After months of speeches by administration officials criticizing recent Supreme Court decisions and urging a return to "the intentions of the Framers," the court's senior jurist has responded. Justice William Brennan, the oldest member of the court and perhaps its most liberal, gave a speech last weekend at Georgetown University. Its text neither named nor quoted the officials whose arguments it was intended to counter, but Attorney General Edwin Meese was clearly high among them.
The attorney general's assault on the court began in July when, in an address to the American Bar Association, he characterized the court's rulings in religion cases as "bizarre." His campaign continued with an August statement denigrating the rights of persons accus of crime and suggesting that the Miranda rule is unnecessary and troublesome. His latest pronouncement, made in a magazine interview this month, was the astonishingly unlawyer-like observation that "you don't have many criminal suspects who are innocent of a crime." The theme running through all these statements is that if only the court had interpreted the Constitution exactly as the Founding Fathers had intended back in 1789 we wouldn't be bothered with all these pesky rights (for the accused) and freedoms (from state-sponsored religion) that engender so much controversy.
Justice Brennan calls that attitude "arrogance cloaked as humility." It's ridiculous, he says, "to pretend that from our vantage we can gauge accurately the intent of the Framers on application of principle to specific, contemporary questions." Rather, it is the responsibility of the justices to read the Constitution as 20th-century Americans, keeping in mind the substantive value choices made by the Framers and applying them to modern circumstances.

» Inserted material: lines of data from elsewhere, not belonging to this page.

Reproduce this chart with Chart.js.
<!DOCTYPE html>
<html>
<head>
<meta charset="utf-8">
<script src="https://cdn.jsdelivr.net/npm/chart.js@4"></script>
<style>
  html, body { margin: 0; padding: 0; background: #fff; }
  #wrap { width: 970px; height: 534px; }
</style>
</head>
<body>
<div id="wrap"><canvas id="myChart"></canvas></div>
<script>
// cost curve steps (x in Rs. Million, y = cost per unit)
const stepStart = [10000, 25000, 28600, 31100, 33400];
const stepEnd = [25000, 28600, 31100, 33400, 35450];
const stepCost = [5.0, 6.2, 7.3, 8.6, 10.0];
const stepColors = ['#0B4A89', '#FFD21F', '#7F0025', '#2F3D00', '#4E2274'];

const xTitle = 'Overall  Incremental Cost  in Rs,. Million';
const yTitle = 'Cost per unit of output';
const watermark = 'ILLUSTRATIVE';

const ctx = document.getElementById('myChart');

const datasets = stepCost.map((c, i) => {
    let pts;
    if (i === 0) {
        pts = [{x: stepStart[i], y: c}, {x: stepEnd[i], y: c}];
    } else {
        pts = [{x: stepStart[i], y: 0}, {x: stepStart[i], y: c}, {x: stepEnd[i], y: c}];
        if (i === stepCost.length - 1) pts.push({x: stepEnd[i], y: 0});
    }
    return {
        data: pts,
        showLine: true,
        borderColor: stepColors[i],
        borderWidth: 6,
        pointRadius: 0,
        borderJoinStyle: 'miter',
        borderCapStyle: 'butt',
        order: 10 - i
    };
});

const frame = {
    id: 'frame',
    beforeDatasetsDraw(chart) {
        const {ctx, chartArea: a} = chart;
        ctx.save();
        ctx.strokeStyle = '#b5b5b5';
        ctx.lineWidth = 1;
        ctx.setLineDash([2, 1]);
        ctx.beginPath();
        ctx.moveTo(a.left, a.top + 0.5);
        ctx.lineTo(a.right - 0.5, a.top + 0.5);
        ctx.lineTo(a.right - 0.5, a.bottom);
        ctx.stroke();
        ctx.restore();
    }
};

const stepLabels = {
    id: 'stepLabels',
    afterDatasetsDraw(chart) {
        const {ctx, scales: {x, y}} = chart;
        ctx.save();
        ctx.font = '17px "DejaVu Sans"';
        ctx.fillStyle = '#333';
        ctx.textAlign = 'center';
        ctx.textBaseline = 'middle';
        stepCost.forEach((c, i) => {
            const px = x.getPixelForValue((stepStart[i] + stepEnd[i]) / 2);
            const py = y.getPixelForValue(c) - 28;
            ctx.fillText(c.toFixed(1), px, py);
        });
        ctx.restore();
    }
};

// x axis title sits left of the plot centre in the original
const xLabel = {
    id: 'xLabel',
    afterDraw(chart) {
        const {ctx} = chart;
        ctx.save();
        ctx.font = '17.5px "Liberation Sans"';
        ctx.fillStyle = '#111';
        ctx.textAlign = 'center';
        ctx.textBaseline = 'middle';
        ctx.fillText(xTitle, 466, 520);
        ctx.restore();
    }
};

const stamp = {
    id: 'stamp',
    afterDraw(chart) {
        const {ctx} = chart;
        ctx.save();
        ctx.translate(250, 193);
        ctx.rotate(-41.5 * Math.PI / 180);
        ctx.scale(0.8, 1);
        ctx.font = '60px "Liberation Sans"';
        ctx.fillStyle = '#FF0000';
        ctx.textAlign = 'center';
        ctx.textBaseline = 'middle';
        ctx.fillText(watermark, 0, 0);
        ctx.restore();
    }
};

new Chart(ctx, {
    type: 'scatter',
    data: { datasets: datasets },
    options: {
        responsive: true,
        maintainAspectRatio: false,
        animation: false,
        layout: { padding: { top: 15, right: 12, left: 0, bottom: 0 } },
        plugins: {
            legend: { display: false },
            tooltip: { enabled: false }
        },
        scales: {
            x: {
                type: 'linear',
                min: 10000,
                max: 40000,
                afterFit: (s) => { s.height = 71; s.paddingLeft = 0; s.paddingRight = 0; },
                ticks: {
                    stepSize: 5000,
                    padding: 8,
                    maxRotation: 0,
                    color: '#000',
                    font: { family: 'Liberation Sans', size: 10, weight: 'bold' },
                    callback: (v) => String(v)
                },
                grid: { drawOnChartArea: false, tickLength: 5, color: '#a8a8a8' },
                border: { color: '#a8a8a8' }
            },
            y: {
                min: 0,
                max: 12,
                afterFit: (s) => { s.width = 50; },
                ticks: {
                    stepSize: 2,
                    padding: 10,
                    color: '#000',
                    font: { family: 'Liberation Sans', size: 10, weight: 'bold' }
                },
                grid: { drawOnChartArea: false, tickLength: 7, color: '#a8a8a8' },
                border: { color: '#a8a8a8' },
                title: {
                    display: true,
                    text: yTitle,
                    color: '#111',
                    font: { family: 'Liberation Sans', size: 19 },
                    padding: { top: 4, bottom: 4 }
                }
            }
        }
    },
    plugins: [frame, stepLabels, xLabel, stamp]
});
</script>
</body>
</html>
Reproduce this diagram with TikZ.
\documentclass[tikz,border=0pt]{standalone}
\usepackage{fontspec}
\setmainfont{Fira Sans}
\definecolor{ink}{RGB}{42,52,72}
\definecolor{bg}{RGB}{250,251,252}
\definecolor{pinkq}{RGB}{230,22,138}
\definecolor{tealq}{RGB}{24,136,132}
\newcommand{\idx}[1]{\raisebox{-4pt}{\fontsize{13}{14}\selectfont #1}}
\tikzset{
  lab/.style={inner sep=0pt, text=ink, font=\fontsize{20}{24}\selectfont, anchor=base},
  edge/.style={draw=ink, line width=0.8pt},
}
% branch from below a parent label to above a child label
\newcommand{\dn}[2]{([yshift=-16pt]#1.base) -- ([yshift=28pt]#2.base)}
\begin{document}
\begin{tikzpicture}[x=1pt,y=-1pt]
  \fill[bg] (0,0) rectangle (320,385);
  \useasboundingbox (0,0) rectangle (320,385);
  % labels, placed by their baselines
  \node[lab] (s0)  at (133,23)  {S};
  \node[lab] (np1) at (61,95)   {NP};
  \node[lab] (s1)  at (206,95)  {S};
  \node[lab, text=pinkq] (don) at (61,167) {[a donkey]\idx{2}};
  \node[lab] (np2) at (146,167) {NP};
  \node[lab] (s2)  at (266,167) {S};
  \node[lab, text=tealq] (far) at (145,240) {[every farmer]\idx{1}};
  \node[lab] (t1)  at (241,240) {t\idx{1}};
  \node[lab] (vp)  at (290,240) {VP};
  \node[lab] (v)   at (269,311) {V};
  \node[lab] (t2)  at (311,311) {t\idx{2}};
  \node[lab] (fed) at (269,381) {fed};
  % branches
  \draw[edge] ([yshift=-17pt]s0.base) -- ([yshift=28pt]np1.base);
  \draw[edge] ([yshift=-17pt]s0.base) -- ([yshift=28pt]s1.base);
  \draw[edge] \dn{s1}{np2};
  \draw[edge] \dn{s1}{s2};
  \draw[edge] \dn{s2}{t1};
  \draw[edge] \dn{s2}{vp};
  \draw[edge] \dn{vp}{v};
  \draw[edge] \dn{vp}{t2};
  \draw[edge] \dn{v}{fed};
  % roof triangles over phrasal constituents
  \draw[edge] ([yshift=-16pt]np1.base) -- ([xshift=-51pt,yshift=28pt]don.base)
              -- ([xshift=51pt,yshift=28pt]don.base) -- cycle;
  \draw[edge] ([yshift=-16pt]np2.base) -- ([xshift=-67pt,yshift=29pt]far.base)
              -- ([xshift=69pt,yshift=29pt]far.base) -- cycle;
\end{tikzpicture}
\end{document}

It is the glory of the U.S. Constitution not only that it provides a permanent framework for stable government and individual rights but that it has been, for almost 200 years, flexible enough to accommodate technological, economic and social change. The attorney general may wish to return to the days of state-sponsored prayer in the public schools, coerced confessions, unreasonable searches and criminal defendants without legal assistance. But there is nothing in the Constitution that impels the conclusion that the Framers would have taken us down that road. The principles -- no established religion, no unreasonable search and seizure, right to counsel -- are clearly stated in the Bill of Rights, and the modern Supreme Court has not only the right but also the duty to interpret those clauses for the United States of the '80s. That's not "judicial activism," it's common sense.